As Fighting Spreads Southern Rakhine State, IDP Population Grows

Thursday, January 30, 2020

As fighting between the Burma Army and Arakan Army (AA) spreads from northern to southern Rakhine State, locals and civil society organizations say that the number of internally displaced people (IDPs) has increased by thousands.

The Rakhine Ethnic Congress (REC) reported there were more than 98,000 IDPs in Rakhine State as of December 2019, and 106,614 IDPs as of January 25, 2020. IDPs have reportedly increased in Ann, Myebon, Minbya, Rathedaung and Pauktaw townships.

“I realized that the AA’s troops began to deploy into southern Rakhine in September and October 2019. At that time, there were no clashes,” REC secretary Zaw Zaw Tun told NMG. “Clashes clearly spread into southern Rakhine State early this year. As a consequence of clashes spreading into southern Rakhine, at least 20,000 IDPs have increased in southern Rakhine State,” he estimated.

A local who spoke to NMG on the condition of anonymity said that more than 1,000 villagers from Maung-Phyu, Nga-San, and Kyauk-yan Thasi villages in Rathedaung Township had been seeking refuge in Yaybok village since January 24.

“Villagers fled into our Yaybok village when a military column of the Burma Army entered their village… They are still afraid to return,” the individual said.

REC said that more than 300 IDPs have arrived in Myebon Township since January 17.

Local people said that more than 3,000 local people fled their villages in Ponnagyun Township at the end of December. More than 70 students have sought refuge in IDP camps due to gunfire at the Mahar Kangyi Shin pagoda and monastery in Kyauktaw town.

“Soldiers have carried out security checks at checkpoints in downtown Kyauktaw and on the Kyauktaw-Sittwe highway almost everyday. Local people are really scared. People are afraid when the army’s military column enters [an area], a Kyauktaw local told NMG.

On January 23, UNOCHA Myanmar reported that clashes were escalating in Rakhine State, the numbers of IDPS were increasing, and humanitarian assistance and IDP protection were needed.

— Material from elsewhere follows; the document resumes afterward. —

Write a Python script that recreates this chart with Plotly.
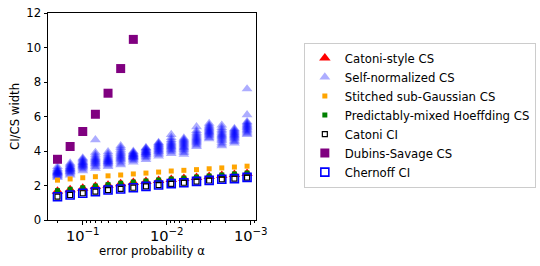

“The number of IDPs is increasing. Neither the state nor Union government is showing any concern about it. They are not solving it. It’s really upsetting. I want to urge the Union government to solve this problem and to provide assistance to these IDPs,” Zaw Zaw Tun told NMG.

Local CSOs said that many IDPs do not come into IDP camps instead stay elsewhere, because of the lack of security and aid in the camps. Others remain trapped by clashes, and still more refuse to leave their village, afraid of losing their land or property. As a result, the exact number of IDPs remains unknown.